In the past few years, Disney has been the subject of major criticism due to casting people of color in live-action remakes of animated movies whose characters were originally white. Discussions similar to those surrounding the rumored Tangled remake arose when black actress Yara Shahidi played Tinker Bell in Peter Pan and Wendy (2023) and black actress Halle Bailey played Ariel in The Little Mermaid (2023). Though representation in the film industry is important in promoting diversity and empowering minorities, it is often seen in a negative light because the focus on diversity ultimately takes precedence over the plot of the story. When The Little Mermaid was first released, most of the criticism took the form of comments about how Bailey was not the “right fit” for Ariel. But this discussion fell to the same level as the P.R. team of the movie; critics were so focused on race that they seemed to forget all other aspects of a live-action film, like the quality of production, costumes, set, and acting. 

Still, it’s important to note that studies on representation in the film industry have revealed that a lack of representation in major films has a lasting negative impact on Black, Indigenous, and people of color (BIPOC) youth. Examples of racial stereotypes perpetuated in Disney movies include the generalized depiction of villains that often have ethnic features and darker skin tones compared to protagonists who have Eurocentric features. In Aladdin (1992), Jafar is the villain with darker skin and more exaggerated features than the protagonist Aladdin, who has much lighter skin. The representation of dark-skinned characters that children do see is perceived as negative and villainizes them from a young age. There have been many improvements like with The Little Mermaid where black children were overjoyed to see themselves as the protagonist, instead of as villains or side characters. 

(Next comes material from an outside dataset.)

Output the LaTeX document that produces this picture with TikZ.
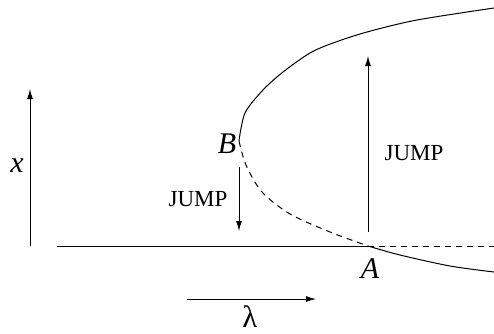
\documentclass[tikz,border=0pt]{standalone}
\usepackage{fontspec}
\setmainfont{Liberation Serif}
\usetikzlibrary{arrows.meta}
\begin{document}
\begin{tikzpicture}[
  x=0.5pt, y=-0.5pt,
  branch/.style={line width=0.5pt, draw=black},
  unstable/.style={branch, dash pattern=on 3pt off 2.5pt},
  jump/.style={line width=0.5pt, -{Latex[length=5pt, width=3pt]}},
  mlabel/.style={font=\fontsize{15}{18}\selectfont\itshape, inner sep=0pt},
  tlabel/.style={font=\fontsize{11.5}{14}\selectfont, inner sep=0pt}
]
  % Bounding box in pixel units of the reference
  \useasboundingbox (0,0) rectangle (494,333);

  % Fold points
  \coordinate (A) at (368,246);
  \coordinate (B) at (239,141);
  \coordinate (left) at (57,246);
  \coordinate (right) at (494,246);

  % Trivial branch
  \draw[branch] (left) -- (A);
  \draw[unstable] (A) -- (right);

  % Upper stable branch
  \draw[branch] plot[smooth] coordinates {(239,141) (245,113) (263,90) (283,72)
    (310,53) (333,43) (367,32) (417,20) (494,8)};
  % Unstable branch from B to A
  \draw[unstable] plot[smooth] coordinates {(239,141) (246,165) (262,192)
    (290,214) (330,232) (368,246)};
  % Lower branch beyond A
  \draw[branch] plot[smooth] coordinates {(368,246) (400,255) (450,266) (494,272)};

  % Labels of the fold points
  \node[mlabel] (Blab) at (227,144) {B};
  \node[mlabel] (Alab) at (370,269) {A};

  % Jumps
  \coordinate (jdtop) at (239,167);
  \coordinate (jdbot) at (239,231);
  \coordinate (jubot) at (368,232);
  \coordinate (jutop) at (368,56);
  \draw[jump] (jdtop) -- (jdbot);
  \draw[jump] (jubot) -- (jutop);
  \node[tlabel] (jd) at (198,199) {JUMP};
  \node[tlabel] (ju) at (414,153) {JUMP};

  % Axes
  \coordinate (xbot) at (30,246);
  \coordinate (xtop) at (30,89);
  \draw[jump] (xbot) -- (xtop);
  \node[mlabel] (xlab) at (17,166) {x};
  \coordinate (lleft) at (187,299);
  \coordinate (lright) at (316,299);
  \draw[jump] (lleft) -- (lright);
  \node[mlabel, font=\fontsize{15.5}{18}\selectfont] (llab) at (250,317) {λ};
\end{tikzpicture}
\end{document}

Disney’s attempt to diversify its characters has been pinned as unoriginal by fans who want to see new stories about characters with different backgrounds instead of changing the race of previous ones. Youtuber Amala Ekpunobi explains in a video that “when we have a character that we already have a depiction of, or lore that alludes to their race, it feels weird to have that character changed for the sake of representation.” The main solution to the issue of Disney’s diversity is taking new inputs and creating new movies with characters from different backgrounds. We can see that Disney is implementing these changes with movies like Raya and The Last Dragon (2021), which is about a Southeast Asian princess. Because developing new characters takes time, it seems that Disney finds it easier to cast BIPOC characters to avoid allegations of not being inclusive. However, inclusivity can be achieved in live-action films with the characters Disney already has at hand. 

Even though diversity is desperately needed in the film industry, Disney’s race-swapping method is a weak and uncreative attempt to appease the legitimate criticism of many BIPOC families. With the vast resources of animators and creators that Disney has access to, it is not only essential but also creatively enriching to create new stories about characters representing a more multicultural America. Without these new stories, the gap between Disney movies and their intended audience will continue to grow.